EP Review: GURR – “Furry Dream”

GURR -

GURR – “Furry Dream”

Punk is dead. People have been claiming this virtually since the genre was invented, but lately no one even really bothers maintaining it anymore. Maybe punk is dead. Maybe it is not.

Surely it has worn out: Drinking beer in front of a train station in the afternoon is not considered a rebellious act anymore, and dying your hair an unnatural color has spread into so many different subcultures that it is hardly subcultural and certainly not subversive.

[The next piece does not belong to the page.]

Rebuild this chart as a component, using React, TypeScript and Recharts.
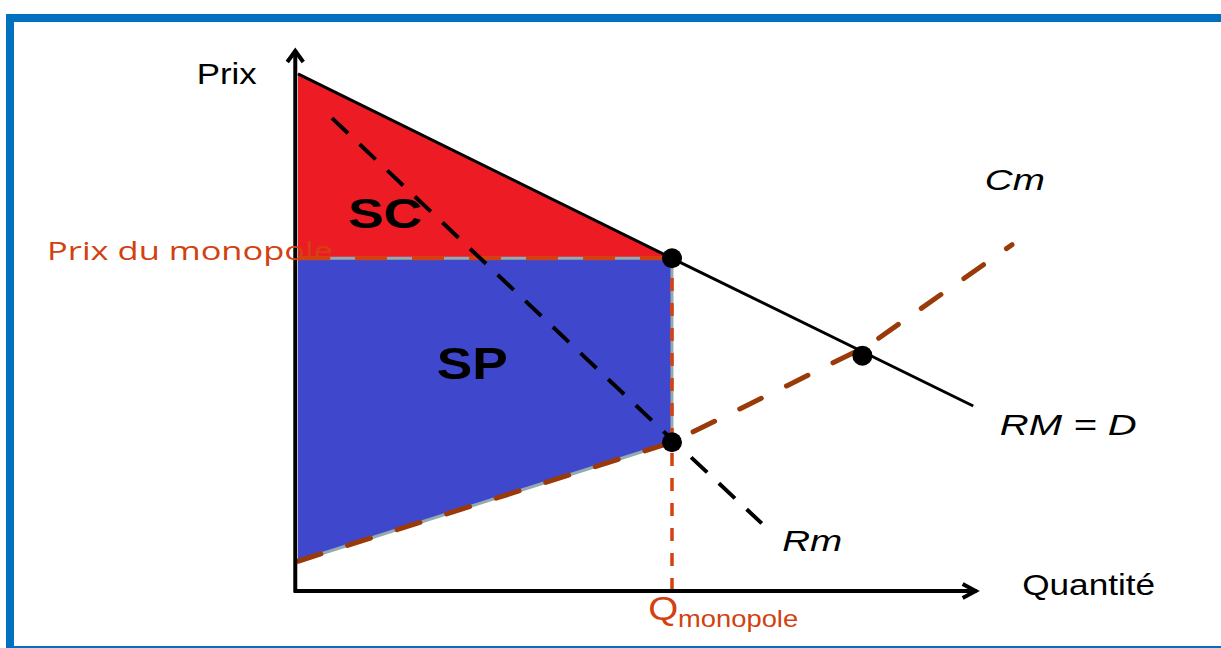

With pop culture becoming increasingly self-referential and broken, getting its messages across through layers and layers of quotes, allusions, and irony, simply speaking your mind may be frank, it may be honest, but it also comes across as a bit simplistic. However, the message of standing up, asserting your rights, saying “no”—punk’s original message—still matters.

And then there is GURR: The Berlin-based three-piece garage punk/pop group has just released its “Furry Dream” EP on Duchess Box Records, a collection of songs which is very persuasive in its attitude, conveying messages as clearly as they can be conveyed nowadays.

Only judging from the song titles, “Furry Dream” seems like a classic punk record: “Don’t Go To School” and “I Don’t Like You” seem to capture that explicit mode of punk which appears so anachronistic in 2015. But GURR is not that easy. On record as much as live, you can never be quite sure as to what you are listening to.

The band’s songwriting on “Furry Dream” is relatively straightforward—this is garage punk after all. No song runs longer than 2:50, and being a typical three-piece band (guitar, bass, drum) GURR’s sound is obviously not orchestral.

But it is not simplistic either: “Don’t Go To School,” for example, basically consists of two chords; the difference, however, between the sparse sound of the verses, and the chorus that explodes into reverb and glaring distortion, creates a dynamic that is positively dazzling.

In the EP’s last song, “Super Tired,” GURR takes proto-punk’s rowdy, extravagant attitude and fuses it with a dense post-punk sound. The instruments, almost indistinguishably distorted, seem to introvertedly gaze at each other in order to form a massive sound, while the voices of singer Andreya Casablanca and drummer Laura Lee Jenkins scream at the world that “looking back / it was a furry dream.”

So, all the anger, the rebellious shouting and jeering was just an illusion? No, not quite, since only a few bars later they start repeating “I’m going out” over and over again, and there seems to be no trace of resignation left.

It is the singing that contributes a great deal to the fact that “Furry Dream” is such a remarkable case of je ne sais quoi. There is an attitude, a notion you can clearly sense, but never quite grasp: In “Ode To Oatmeal,” a sweet mid-tempo ballad, Casablanca and Jenkins sing like a 60s-girl group, but their lyrics—”honesty, babe is the price I pay / I don’t need to make a living”—are rather punk. And when they eventually start squeaking and meowing it leaves the listener puzzled: What are they making fun of now? The music? The lyrics? All of it?

That being said, “Furry Dream,” however, is far from random. Music- and lyric-wise it conveys a rebellious, poised, yet slightly resigned attitude. As if GURR is sure about what it is, but not completely sure where to go. And they say “no.” It may be a broken, ironic “no,” but somehow you understand it. And this is probably as clear as it can get in times like these.